Anaphalis margaritacea - a member of the aster family and a native of the Wisconsin northwoods. American Painted Lady caterpillars eat these and the adults are one of the only butterflies to overwinter up here. This is actually a composite of two photos to get sharpness across all of the flower clusters. The petals are actually bracts and the flower itself is within those in yellow.
Specific Feedback Requested
Does the blend look good?
Technical Details
Handheld on the group tour at Kemp station so I had no time to really do this right, but since I hadn’t noticed this flower before, I had to try.
Lr for initial processing - the usual S-curve and some wb correction, a bit of a crop. Zerene didn’t want to stack these two no matter what I tried so I did it in Photoshop which was also problematic in terms of finding the focus areas, but it did align them so I used a black mask on one layer to blend manually. Topaz Denoise as well.
Lovely little flowers! I love that just one is fully open. The blend looks perfect! Great idea and execution, on the hoof, as it were.
You have such wonderful detail here that I think an alternate version could be to crop from the left (and a little from the bottom) to move the flowers to the center.

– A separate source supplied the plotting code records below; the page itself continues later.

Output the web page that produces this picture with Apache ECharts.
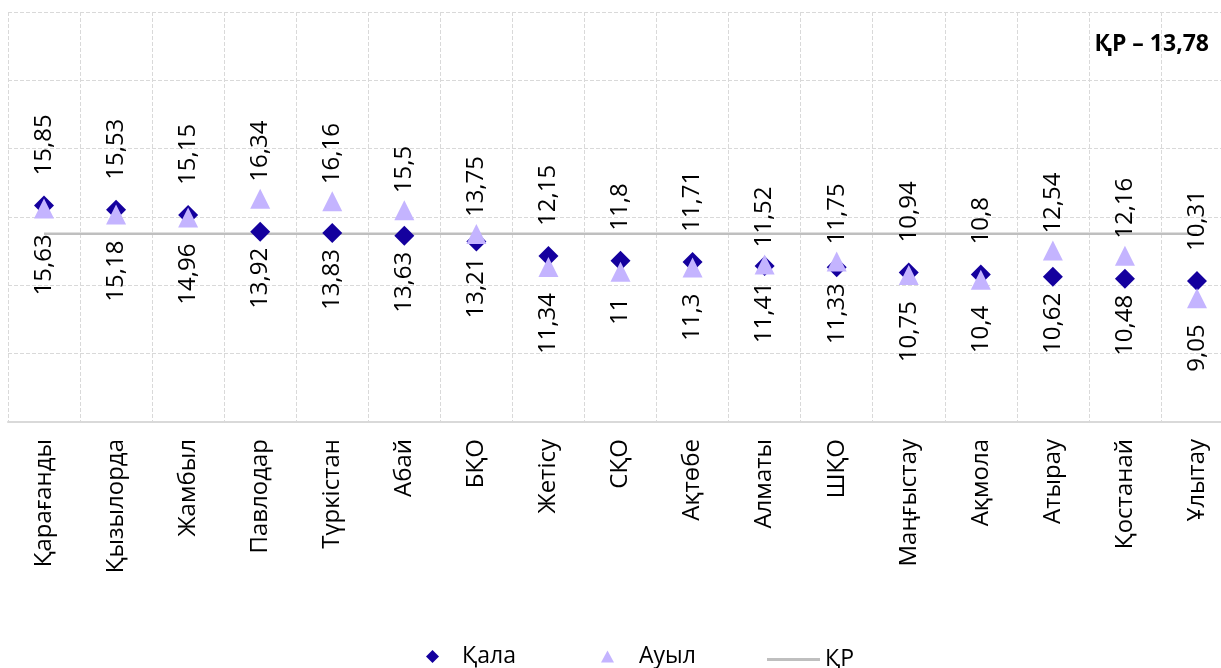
<!DOCTYPE html>
<html>
<head>
<meta charset="utf-8">
<script src="https://cdn.jsdelivr.net/npm/echarts@6/dist/echarts.min.js"></script>
<style>
html,body{margin:0;padding:0;background:#fff;}
#chart{width:1221px;height:668px;}
</style>
</head>
<body>
<div id="chart"></div>
<script>
const categories = ['Қарағанды','Қызылорда','Жамбыл','Павлодар','Түркістан','Абай','БҚО','Жетісу','СҚО','Ақтөбе','Алматы','ШҚО','Маңғыстау','Ақмола','Атырау','Қостанай','Ұлытау'];
const kala = [15.85,15.53,15.15,13.92,13.83,13.63,13.21,12.15,11.8,11.71,11.41,11.33,10.94,10.8,10.62,10.48,10.31];
const auyl = [15.63,15.18,14.96,16.34,16.16,15.5,13.75,11.34,11,11.3,11.52,11.75,10.75,10.4,12.54,12.16,9.05];
const krValue = 13.78;
const titleText = 'ҚР – 13,78';

const FONT = 'Open Sans';
const fmt = v => String(v).replace('.', ',');

function lbl(pos, dist) {
  return {show:true, position:pos, rotate:90, align: pos === 'top' ? 'left' : 'right', verticalAlign:'middle',
    distance:dist, fontFamily:FONT, fontSize:24, color:'#000', formatter: p => fmt(p.value)};
}

const kalaData = kala.map((v,i) => ({value:v, label: v >= auyl[i] ? lbl('top', 20) : lbl('bottom', 6)}));
const auylData = auyl.map((v,i) => ({value:v, label: v > kala[i] ? lbl('top', 7) : lbl('bottom', 16)}));
const krData = categories.map(() => krValue);

const chart = echarts.init(document.getElementById('chart'), null, {renderer:'canvas'});
const gridColor = '#d9d9d9';
chart.setOption({
  animation:false,
  textStyle:{fontFamily:FONT},
  title:{text:titleText, right:12, top:33, padding:0,
    textStyle:{fontFamily:FONT, fontSize:23, fontWeight:'bold', color:'#000'}},
  grid:{left:8, top:12, width:1225, bottom:246, outerBoundsMode:'none', containLabel:false},
  xAxis:{type:'category', data:categories, boundaryGap:true,
    axisLine:{show:true, lineStyle:{color:gridColor, width:2}},
    axisTick:{show:false},
    axisLabel:{rotate:90, interval:0, margin:17, fontFamily:FONT, fontSize:24, color:'#000'},
    splitLine:{show:true, interval:0, lineStyle:{color:gridColor, type:[4,2], width:1}}},
  yAxis:{type:'value', min:0, max:30, interval:5,
    axisLine:{show:false}, axisTick:{show:false}, axisLabel:{show:false},
    splitLine:{show:true, lineStyle:{color:gridColor, type:[4,2], width:1}}},
  legend:[
    {data:[{name:'Қала', icon:'diamond'}], left:421, top:640, itemWidth:13, itemHeight:13,
      textStyle:{fontFamily:FONT, fontSize:23, color:'#000', padding:[0,0,0,18]}},
    {data:[{name:'Ауыл', icon:'triangle'}], left:596, top:640, itemWidth:13, itemHeight:12,
      textStyle:{fontFamily:FONT, fontSize:23, color:'#000', padding:[0,0,0,20]}},
    {data:[{name:'ҚР', icon:'rect'}], left:762, top:643, itemWidth:53, itemHeight:3,
      textStyle:{fontFamily:FONT, fontSize:23, color:'#000'}}
  ],
  series:[
    {name:'ҚР', type:'line', data:krData, symbol:'none', z:1,
      itemStyle:{color:'#bfbfbf'}, lineStyle:{color:'#bfbfbf', width:2.5}},
    {name:'Қала', type:'scatter', data:kalaData, symbol:'diamond', symbolSize:20, z:2,
      itemStyle:{color:'#14009E', opacity:1}},
    {name:'Ауыл', type:'scatter', data:auylData, symbol:'triangle', symbolSize:20, z:3,
      itemStyle:{color:'#C4B4FF', opacity:1}}
  ]
});
</script>
</body>
</html>
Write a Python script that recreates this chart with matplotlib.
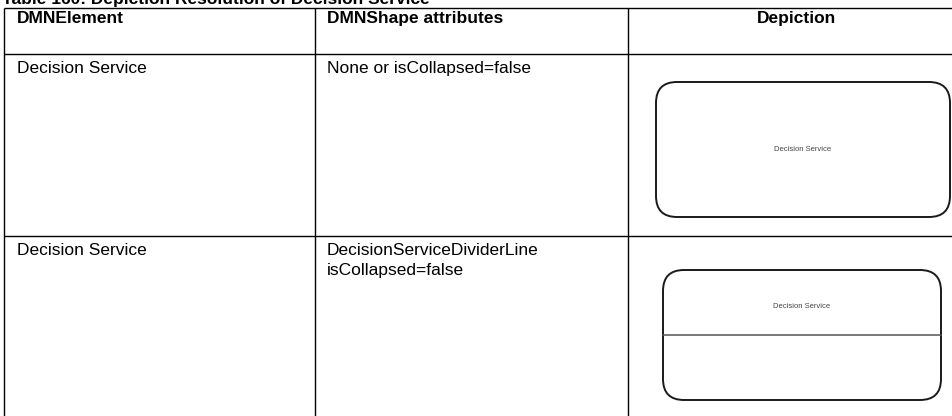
import matplotlib
matplotlib.use("Agg")
import matplotlib.pyplot as plt
from matplotlib.patches import FancyBboxPatch

plt.rcParams['font.family'] = ['Liberation Sans', 'DejaVu Sans']

title = "Table 160: Depiction Resolution of Decision Service"
headers = ["DMNElement", "DMNShape attributes", "Depiction"]
elements = ["Decision Service", "Decision Service"]
attributes = ["None or isCollapsed=false", "DecisionServiceDividerLine\nisCollapsed=false"]
shape_labels = ["Decision Service", "Decision Service"]
has_divider = [False, True]

W, H = 953, 416
fig = plt.figure(figsize=(W / 100, H / 100), dpi=100)
ax = fig.add_axes([0, 0, 1, 1])
ax.set_xlim(0, W)
ax.set_ylim(H, 0)
ax.axis('off')

col_x = [4, 315, 628, 966]
row_y = [8, 54, 236, 420]

FS = 12.5
lw = 1.0
for y in row_y:
    ax.plot([col_x[0], col_x[-1]], [y, y], color='black', lw=lw, solid_capstyle='butt')
for x in col_x:
    ax.plot([x, x], [row_y[0], row_y[-1]], color='black', lw=lw, solid_capstyle='butt')

ax.text(2, 4, title, fontsize=FS, fontweight='bold', va='baseline', ha='left')

# headers
ax.text(col_x[0] + 13, 23, headers[0], fontsize=FS, fontweight='bold', va='baseline')
ax.text(col_x[1] + 12, 23, headers[1], fontsize=FS, fontweight='bold', va='baseline')
ax.text((col_x[2] + col_x[3]) / 2, 23, headers[2], fontsize=FS, fontweight='bold',
        va='baseline', ha='center')

# rows
for i in range(2):
    top = row_y[i + 1]
    ax.text(col_x[0] + 13, top + 19, elements[i], fontsize=FS, va='baseline')
    for k, line in enumerate(attributes[i].split("\n")):
        ax.text(col_x[1] + 12, top + 19 + 20 * k, line, fontsize=FS, va='baseline')

# shapes
boxes = [(656, 82, 294, 135), (663, 270, 278, 130)]
for (x0, y0, w, h), lab, div in zip(boxes, shape_labels, has_divider):
    p = FancyBboxPatch((x0, y0), w, h, boxstyle="round,pad=0,rounding_size=21",
                       fc='white', ec='#1a1a1a', lw=1.4)
    ax.add_patch(p)
    if div:
        dy = y0 + h * 0.5
        ax.plot([x0, x0 + w], [dy, dy], color='#555555', lw=1.1)
        ax.text(x0 + w / 2, y0 + h * 0.28, lab, fontsize=5.5, color='#444444',
                ha='center', va='center')
    else:
        ax.text(x0 + w / 2, y0 + h / 2, lab, fontsize=5.5, color='#444444',
                ha='center', va='center')

fig.savefig("out.png", dpi=100)
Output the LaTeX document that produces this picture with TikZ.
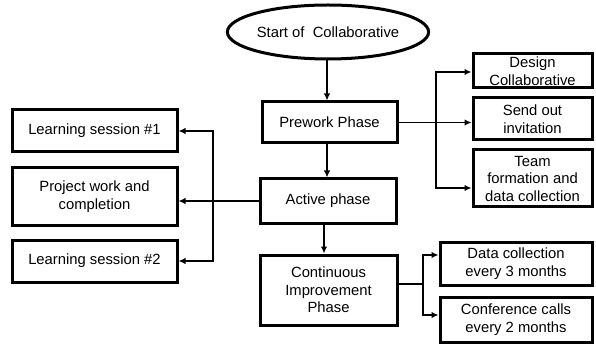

Beautiful little wildflowers. I, too wondered about centering the flowers a bit more as @Diane_Miller suggests. Maybe tone down the green leaves just a tad? Even so, a nice composition.
Thanks @linda_mellor, @Diane_Miller & @terryb - thanks for taking a look. Flora is not a super popular category these days for some reason. Ebb and flow. So I’ve put an alternate crop up top and I darkened the luminosity of the greens somewhat. I’d already taken down their saturation and doing more looked odd so I left it alone. Thoughts?
Looking at it, I didn’t really center the flowers at all. I am loath to cut off that leaf on the bottom and so that’s why they stay to the right. Ah well. My own issues.
Nice capture of an often overlooked wildflower. I rotated the image, came in a little closer and added a radial gradient. I think rotating it made the balance is a little better and coming in closer and darkening the background highlights the beauty of the flower.